• [REQUIREMENTS]:
Repeat each record exactly. Any picture gets left out.

• [SUPPLIED ENTRIES]:
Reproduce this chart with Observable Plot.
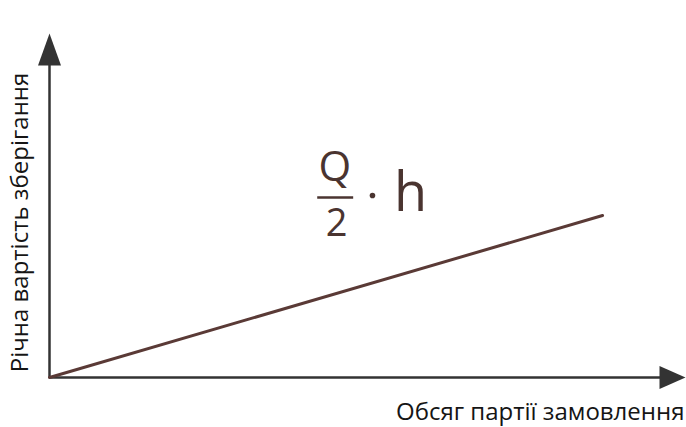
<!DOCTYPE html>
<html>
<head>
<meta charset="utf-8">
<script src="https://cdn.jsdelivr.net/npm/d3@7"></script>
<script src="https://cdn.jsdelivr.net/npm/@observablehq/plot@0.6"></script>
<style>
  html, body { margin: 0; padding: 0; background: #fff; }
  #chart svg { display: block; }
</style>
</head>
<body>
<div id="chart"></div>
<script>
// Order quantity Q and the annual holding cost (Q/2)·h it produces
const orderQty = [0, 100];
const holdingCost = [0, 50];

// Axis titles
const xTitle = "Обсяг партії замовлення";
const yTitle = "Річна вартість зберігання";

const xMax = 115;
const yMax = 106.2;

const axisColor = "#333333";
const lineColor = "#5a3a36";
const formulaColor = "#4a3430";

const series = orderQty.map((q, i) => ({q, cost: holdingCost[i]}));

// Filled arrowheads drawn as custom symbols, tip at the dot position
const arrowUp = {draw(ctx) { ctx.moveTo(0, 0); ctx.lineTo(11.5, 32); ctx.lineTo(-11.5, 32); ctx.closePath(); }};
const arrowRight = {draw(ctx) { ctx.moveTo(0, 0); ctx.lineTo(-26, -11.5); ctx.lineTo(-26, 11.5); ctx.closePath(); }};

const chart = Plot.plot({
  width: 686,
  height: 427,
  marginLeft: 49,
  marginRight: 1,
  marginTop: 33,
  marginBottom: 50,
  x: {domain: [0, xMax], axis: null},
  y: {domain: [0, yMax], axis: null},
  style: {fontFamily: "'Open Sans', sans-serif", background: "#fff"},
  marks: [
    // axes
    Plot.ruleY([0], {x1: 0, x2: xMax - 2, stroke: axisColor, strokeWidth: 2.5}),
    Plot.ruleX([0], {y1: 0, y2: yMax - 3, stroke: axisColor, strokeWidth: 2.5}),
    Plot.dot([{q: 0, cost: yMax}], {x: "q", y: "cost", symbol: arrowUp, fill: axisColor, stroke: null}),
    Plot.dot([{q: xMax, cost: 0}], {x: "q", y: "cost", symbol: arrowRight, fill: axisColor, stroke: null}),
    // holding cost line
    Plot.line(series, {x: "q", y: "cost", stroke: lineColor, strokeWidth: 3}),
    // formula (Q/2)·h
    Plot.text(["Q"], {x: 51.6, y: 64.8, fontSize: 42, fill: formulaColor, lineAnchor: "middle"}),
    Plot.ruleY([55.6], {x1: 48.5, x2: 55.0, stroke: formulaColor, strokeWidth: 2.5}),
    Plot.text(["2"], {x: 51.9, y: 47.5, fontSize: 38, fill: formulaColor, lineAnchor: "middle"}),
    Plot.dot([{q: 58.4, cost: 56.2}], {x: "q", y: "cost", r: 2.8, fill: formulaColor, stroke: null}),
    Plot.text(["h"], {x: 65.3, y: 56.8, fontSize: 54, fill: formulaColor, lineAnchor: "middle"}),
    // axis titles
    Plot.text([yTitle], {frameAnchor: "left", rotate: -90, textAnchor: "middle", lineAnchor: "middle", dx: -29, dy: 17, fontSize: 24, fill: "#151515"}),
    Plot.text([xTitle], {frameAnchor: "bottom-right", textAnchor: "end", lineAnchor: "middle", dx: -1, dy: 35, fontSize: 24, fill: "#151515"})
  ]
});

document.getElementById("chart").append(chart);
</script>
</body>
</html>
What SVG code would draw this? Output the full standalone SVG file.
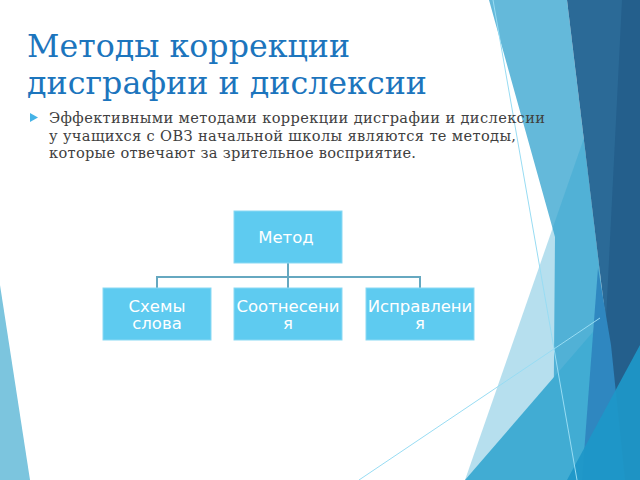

• [ANSWER IN FULL]:
Reproduce this chart with Observable Plot.
<!DOCTYPE html>
<html>
<head>
<meta charset="utf-8">
<script src="https://cdn.jsdelivr.net/npm/d3@7"></script>
<script src="https://cdn.jsdelivr.net/npm/@observablehq/plot@0.6"></script>
<style>
  html, body { margin: 0; padding: 0; background: #fff; }
  #chart svg { display: block; }
</style>
</head>
<body>
<div id="chart"></div>
<script>
// Order quantity Q and the annual holding cost (Q/2)·h it produces
const orderQty = [0, 100];
const holdingCost = [0, 50];

// Axis titles
const xTitle = "Обсяг партії замовлення";
const yTitle = "Річна вартість зберігання";

const xMax = 115;
const yMax = 106.2;

const axisColor = "#333333";
const lineColor = "#5a3a36";
const formulaColor = "#4a3430";

const series = orderQty.map((q, i) => ({q, cost: holdingCost[i]}));

// Filled arrowheads drawn as custom symbols, tip at the dot position
const arrowUp = {draw(ctx) { ctx.moveTo(0, 0); ctx.lineTo(11.5, 32); ctx.lineTo(-11.5, 32); ctx.closePath(); }};
const arrowRight = {draw(ctx) { ctx.moveTo(0, 0); ctx.lineTo(-26, -11.5); ctx.lineTo(-26, 11.5); ctx.closePath(); }};

const chart = Plot.plot({
  width: 686,
  height: 427,
  marginLeft: 49,
  marginRight: 1,
  marginTop: 33,
  marginBottom: 50,
  x: {domain: [0, xMax], axis: null},
  y: {domain: [0, yMax], axis: null},
  style: {fontFamily: "'Open Sans', sans-serif", background: "#fff"},
  marks: [
    // axes
    Plot.ruleY([0], {x1: 0, x2: xMax - 2, stroke: axisColor, strokeWidth: 2.5}),
    Plot.ruleX([0], {y1: 0, y2: yMax - 3, stroke: axisColor, strokeWidth: 2.5}),
    Plot.dot([{q: 0, cost: yMax}], {x: "q", y: "cost", symbol: arrowUp, fill: axisColor, stroke: null}),
    Plot.dot([{q: xMax, cost: 0}], {x: "q", y: "cost", symbol: arrowRight, fill: axisColor, stroke: null}),
    // holding cost line
    Plot.line(series, {x: "q", y: "cost", stroke: lineColor, strokeWidth: 3}),
    // formula (Q/2)·h
    Plot.text(["Q"], {x: 51.6, y: 64.8, fontSize: 42, fill: formulaColor, lineAnchor: "middle"}),
    Plot.ruleY([55.6], {x1: 48.5, x2: 55.0, stroke: formulaColor, strokeWidth: 2.5}),
    Plot.text(["2"], {x: 51.9, y: 47.5, fontSize: 38, fill: formulaColor, lineAnchor: "middle"}),
    Plot.dot([{q: 58.4, cost: 56.2}], {x: "q", y: "cost", r: 2.8, fill: formulaColor, stroke: null}),
    Plot.text(["h"], {x: 65.3, y: 56.8, fontSize: 54, fill: formulaColor, lineAnchor: "middle"}),
    // axis titles
    Plot.text([yTitle], {frameAnchor: "left", rotate: -90, textAnchor: "middle", lineAnchor: "middle", dx: -29, dy: 17, fontSize: 24, fill: "#151515"}),
    Plot.text([xTitle], {frameAnchor: "bottom-right", textAnchor: "end", lineAnchor: "middle", dx: -1, dy: 35, fontSize: 24, fill: "#151515"})
  ]
});

document.getElementById("chart").append(chart);
</script>
</body>
</html>
What SVG code would draw this? Output the full standalone SVG file.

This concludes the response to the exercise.